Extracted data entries
------------------------------------
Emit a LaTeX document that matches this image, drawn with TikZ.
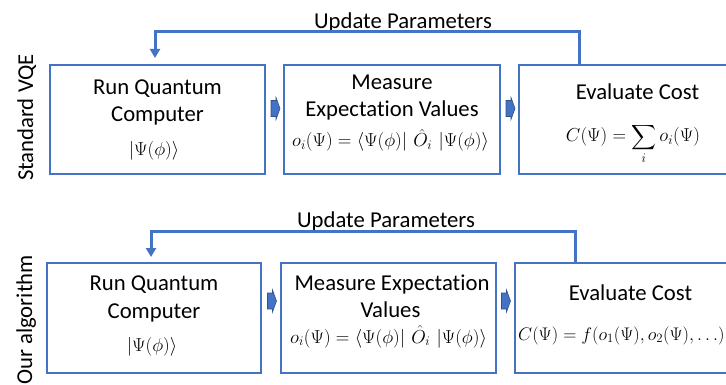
\RequirePackage{fix-cm}
\documentclass[tikz,border=0pt]{standalone}
\usepackage{amsmath}
\usepackage[no-math]{fontspec}
\setmainfont[Ligatures=NoCommon]{Carlito}
\usetikzlibrary{arrows.meta}
\definecolor{obl}{HTML}{4472C4}
\definecolor{obd}{HTML}{2F528F}
\newcommand{\brkt}{\left\langle\Psi(\phi)\right|\,\hat{O}_i\,\left|\Psi(\phi)\right\rangle}
\begin{document}
\begin{tikzpicture}[x=1pt,y=-1pt,
 box/.style={draw=obl, line width=2pt, inner sep=0pt},
 lbl/.style={anchor=base, inner sep=0pt, font=\fontsize{22.7}{27}\selectfont},
 mth/.style={anchor=base, inner sep=0pt, font=\fontsize{18.8}{22}\selectfont},
 fb/.style={draw=obl, line width=3pt, -{Triangle[width=10pt,length=9pt]}},
 blk/.style={fill=obl, draw=obd, line width=0.6pt, line join=miter}]
\useasboundingbox (0,0) rectangle (726,385);
\clip (0,0) rectangle (726,385);
% boxes
\node[box, minimum width=215pt, minimum height=109pt] (r1) at (157.5,119.5) {};
\node[box, minimum width=216pt, minimum height=109pt] (m1) at (392,119.5) {};
\node[box, minimum width=240pt, minimum height=109pt] (e1) at (639,119.5) {};
\node[box, minimum width=214pt, minimum height=110pt] (r2) at (154,318) {};
\node[box, minimum width=215pt, minimum height=110pt] (m2) at (388.5,318) {};
\node[box, minimum width=240pt, minimum height=110pt] (e2) at (635,318) {};
% texts top
\node[lbl] (r1a) at (157.5,95) {Run Quantum};
\node[lbl] (r1b) at (157.5,122) {Computer};
\node[mth] (r1c) at (154,156) {$|\Psi(\phi)\rangle$};
\node[lbl] (m1a) at (392,90) {Measure};
\node[lbl] (m1b) at (392,117) {Expectation Values};
\node[mth] (m1c) at (390.5,147) {$o_i(\Psi)=\brkt$};
\node[lbl] (e1a) at (637.5,100) {Evaluate Cost};
\node[mth] (e1c) at (633,142) {$\displaystyle C(\Psi)=\sum_i o_i(\Psi)$};
% texts bottom
\node[lbl] (r2a) at (154,290) {Run Quantum};
\node[lbl] (r2b) at (154,318) {Computer};
\node[mth] (r2c) at (152,351) {$|\Psi(\phi)\rangle$};
\node[lbl] (m2a) at (392,290) {Measure Expectation};
\node[lbl] (m2b) at (390.5,317) {Values};
\node[mth] (m2c) at (388.5,343) {$o_i(\Psi)=\brkt$};
\node[lbl] (e2a) at (630.5,300) {Evaluate Cost};
\node[mth, anchor=base west, font=\fontsize{18.2}{22}\selectfont] (e2c) at (518,340) {$C(\Psi)=f(o_1(\Psi),o_2(\Psi),\ldots)$};
% side labels
\node[lbl, rotate=90] (s1) at (33,117.5) {Standard VQE};
\node[lbl, rotate=90] (s2) at (32,320) {Our algorithm};
% update labels
\node[lbl] (p1) at (403,29) {Update Parameters};
\node[lbl] (p2) at (386,227) {Update Parameters};
% feedback connectors
\coordinate (u1) at (579,32); \coordinate (t1) at (155,58);
\coordinate (u2) at (575,231); \coordinate (t2) at (151,257);
\draw[fb] (e1.north -| u1) |- (t1 |- u1) -- (t1);
\draw[fb] (e2.north -| u2) |- (t2 |- u2) -- (t2);
% block arrows
\coordinate (b1) at (275.5,108.5);
\coordinate (b2) at (510.5,108.5);
\coordinate (b3) at (272,301);
\coordinate (b4) at (506,301);
\foreach \b in {b1,b2,b3,b4}{
  \draw[blk] (\b) ++(-4.5,-8) -- ++(5,0) -- ++(0,-3) -- ++(4,11) -- ++(-4,11) -- ++(0,-3) -- ++(-5,0) -- cycle;
}
\end{tikzpicture}
\end{document}
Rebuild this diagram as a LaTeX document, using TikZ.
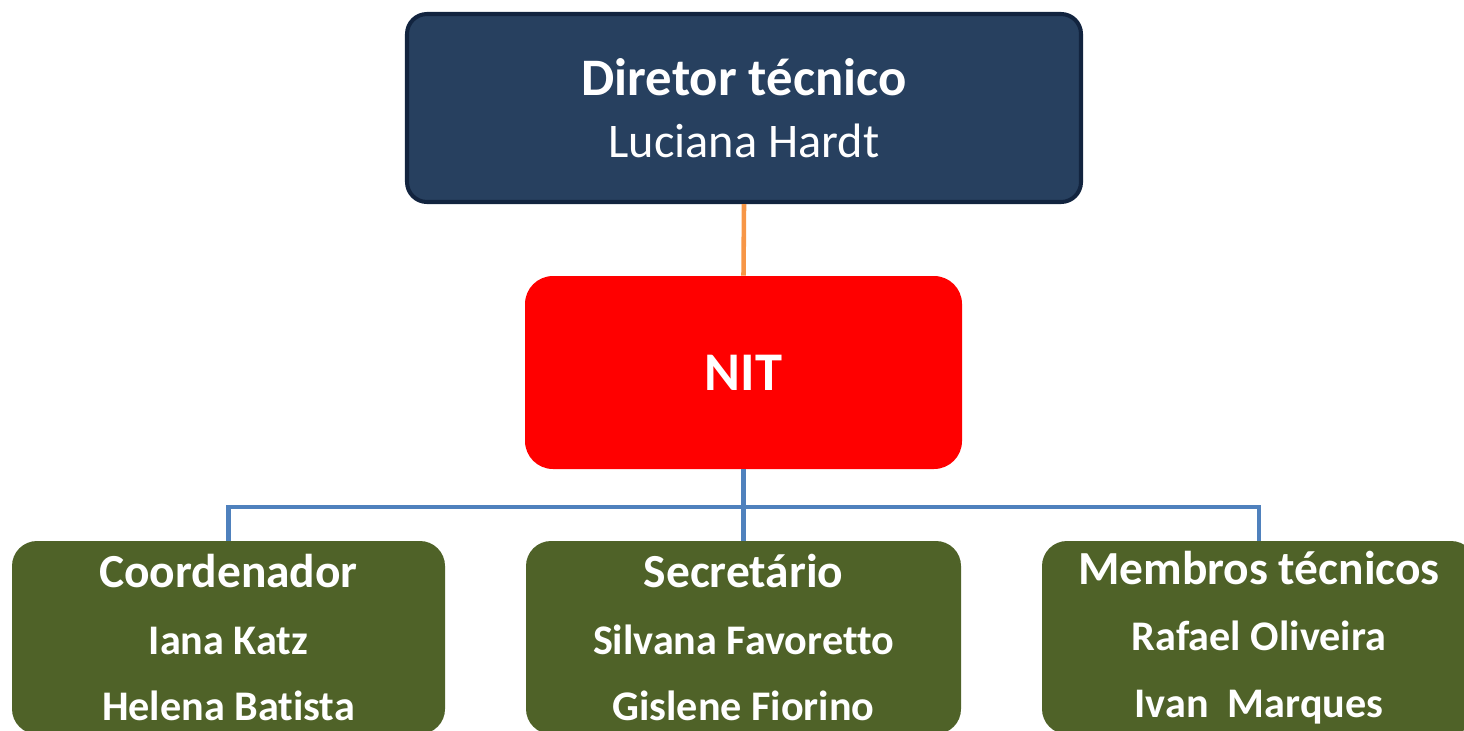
------------------------------------
**JOB:**
Print each of the records above exactly as written, leaving no picture in the copy.

**CORRECT ANSWER:**
Emit a LaTeX document that matches this image, drawn with TikZ.
\RequirePackage{fix-cm}
\documentclass[tikz,border=0pt]{standalone}
\usepackage{amsmath}
\usepackage[no-math]{fontspec}
\setmainfont[Ligatures=NoCommon]{Carlito}
\usetikzlibrary{arrows.meta}
\definecolor{obl}{HTML}{4472C4}
\definecolor{obd}{HTML}{2F528F}
\newcommand{\brkt}{\left\langle\Psi(\phi)\right|\,\hat{O}_i\,\left|\Psi(\phi)\right\rangle}
\begin{document}
\begin{tikzpicture}[x=1pt,y=-1pt,
 box/.style={draw=obl, line width=2pt, inner sep=0pt},
 lbl/.style={anchor=base, inner sep=0pt, font=\fontsize{22.7}{27}\selectfont},
 mth/.style={anchor=base, inner sep=0pt, font=\fontsize{18.8}{22}\selectfont},
 fb/.style={draw=obl, line width=3pt, -{Triangle[width=10pt,length=9pt]}},
 blk/.style={fill=obl, draw=obd, line width=0.6pt, line join=miter}]
\useasboundingbox (0,0) rectangle (726,385);
\clip (0,0) rectangle (726,385);
% boxes
\node[box, minimum width=215pt, minimum height=109pt] (r1) at (157.5,119.5) {};
\node[box, minimum width=216pt, minimum height=109pt] (m1) at (392,119.5) {};
\node[box, minimum width=240pt, minimum height=109pt] (e1) at (639,119.5) {};
\node[box, minimum width=214pt, minimum height=110pt] (r2) at (154,318) {};
\node[box, minimum width=215pt, minimum height=110pt] (m2) at (388.5,318) {};
\node[box, minimum width=240pt, minimum height=110pt] (e2) at (635,318) {};
% texts top
\node[lbl] (r1a) at (157.5,95) {Run Quantum};
\node[lbl] (r1b) at (157.5,122) {Computer};
\node[mth] (r1c) at (154,156) {$|\Psi(\phi)\rangle$};
\node[lbl] (m1a) at (392,90) {Measure};
\node[lbl] (m1b) at (392,117) {Expectation Values};
\node[mth] (m1c) at (390.5,147) {$o_i(\Psi)=\brkt$};
\node[lbl] (e1a) at (637.5,100) {Evaluate Cost};
\node[mth] (e1c) at (633,142) {$\displaystyle C(\Psi)=\sum_i o_i(\Psi)$};
% texts bottom
\node[lbl] (r2a) at (154,290) {Run Quantum};
\node[lbl] (r2b) at (154,318) {Computer};
\node[mth] (r2c) at (152,351) {$|\Psi(\phi)\rangle$};
\node[lbl] (m2a) at (392,290) {Measure Expectation};
\node[lbl] (m2b) at (390.5,317) {Values};
\node[mth] (m2c) at (388.5,343) {$o_i(\Psi)=\brkt$};
\node[lbl] (e2a) at (630.5,300) {Evaluate Cost};
\node[mth, anchor=base west, font=\fontsize{18.2}{22}\selectfont] (e2c) at (518,340) {$C(\Psi)=f(o_1(\Psi),o_2(\Psi),\ldots)$};
% side labels
\node[lbl, rotate=90] (s1) at (33,117.5) {Standard VQE};
\node[lbl, rotate=90] (s2) at (32,320) {Our algorithm};
% update labels
\node[lbl] (p1) at (403,29) {Update Parameters};
\node[lbl] (p2) at (386,227) {Update Parameters};
% feedback connectors
\coordinate (u1) at (579,32); \coordinate (t1) at (155,58);
\coordinate (u2) at (575,231); \coordinate (t2) at (151,257);
\draw[fb] (e1.north -| u1) |- (t1 |- u1) -- (t1);
\draw[fb] (e2.north -| u2) |- (t2 |- u2) -- (t2);
% block arrows
\coordinate (b1) at (275.5,108.5);
\coordinate (b2) at (510.5,108.5);
\coordinate (b3) at (272,301);
\coordinate (b4) at (506,301);
\foreach \b in {b1,b2,b3,b4}{
  \draw[blk] (\b) ++(-4.5,-8) -- ++(5,0) -- ++(0,-3) -- ++(4,11) -- ++(-4,11) -- ++(0,-3) -- ++(-5,0) -- cycle;
}
\end{tikzpicture}
\end{document}
Rebuild this diagram as a LaTeX document, using TikZ.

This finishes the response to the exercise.